Now I want to finish up by talking about Count Dooku as the fight with him at the end is the actual finale of our movie. A few quick points I want to bring up. First off, he is completely useless. We a little bit of his backstory. Apparently he was trained by Yoda and trained Qui-Gon. All that is totally messed up. In the original trilogy it is revealed that Obi-Wan was trained by Yoda. That's a consistency error that's always bothered me. The more and more I think about it, the more I conclude that both Qui-Gon and Count Dooku should not have existed in the prequels, which saddens me because I like Liam Neeson and Christopher Lee. But their roles, as written, are not needed. In fact, the prequels would be better without them. Make Yoda Obi-Wan's master like was originally intended. Heck, start the movies with Obi-Wan and Anakin as our two main Jedi and forget about this whole finding Anakin as a kid fluff.

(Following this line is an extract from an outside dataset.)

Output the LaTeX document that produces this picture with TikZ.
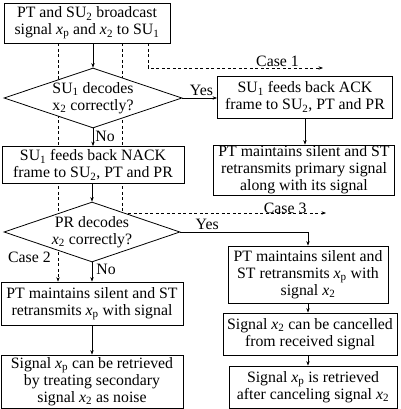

And for crying out loud, you had a great apprentice for Palpatine in the first movie. Darth Maul. Keep him! Have him stay around for all three movies. Don't introduce Dooku. He doesn't even shine a light to Darth Maul, especially since we don't even learn why he turned to the dark side after being a Jedi for so long. And finally, for crying out freaking loud, Yoda does not need a light saber. Dooku and Yoda do their little force battle and when that comes to a stale mate, Dooku decides that this can't be solved with the force, but with a light saber. Why? That makes no sense.

So yes, this movie as a whole is a pretty big mess. Even if we pretend the original trilogy doesn't exist, the action sequences aren't that entertaining. The story is kinda hard to follow because it's not that interesting. Every scene with Anakin and Padme is atrociously bad. The best part of the movie is the sequence with Anakin trying and failing to save his mother, but even then they don't do much with that. If The Phantom Menace was the first Star Wars movie ever made and this was the second Star Wars movie ever made, I still don't think that I would like this. But this is in fact the fifth Star Wars movie ever made and it is the movie where we finally dive deep into this fascinating backstory of Anakin Skywalker and see how he became Darth Vader. Had they had a good actor for Anakin and a good script for the story, this could've been one of the greatest movies ever simply because that backstory as given in the original trilogy is so good and interesting, yet the direction that George Lucas, the creator of Star Wars, decided to go with this movie is so bad that it is an insult to Anakin Skywalker's character and thus an insult to the Star Wars universe. It has enough semi-entertaining sequences to prevent me from giving it a completely trashy score, but this doesn't even shine a light to The Phantom Menace and so I'm going really low with this. I'm giving Attack of the Clones a 4/10.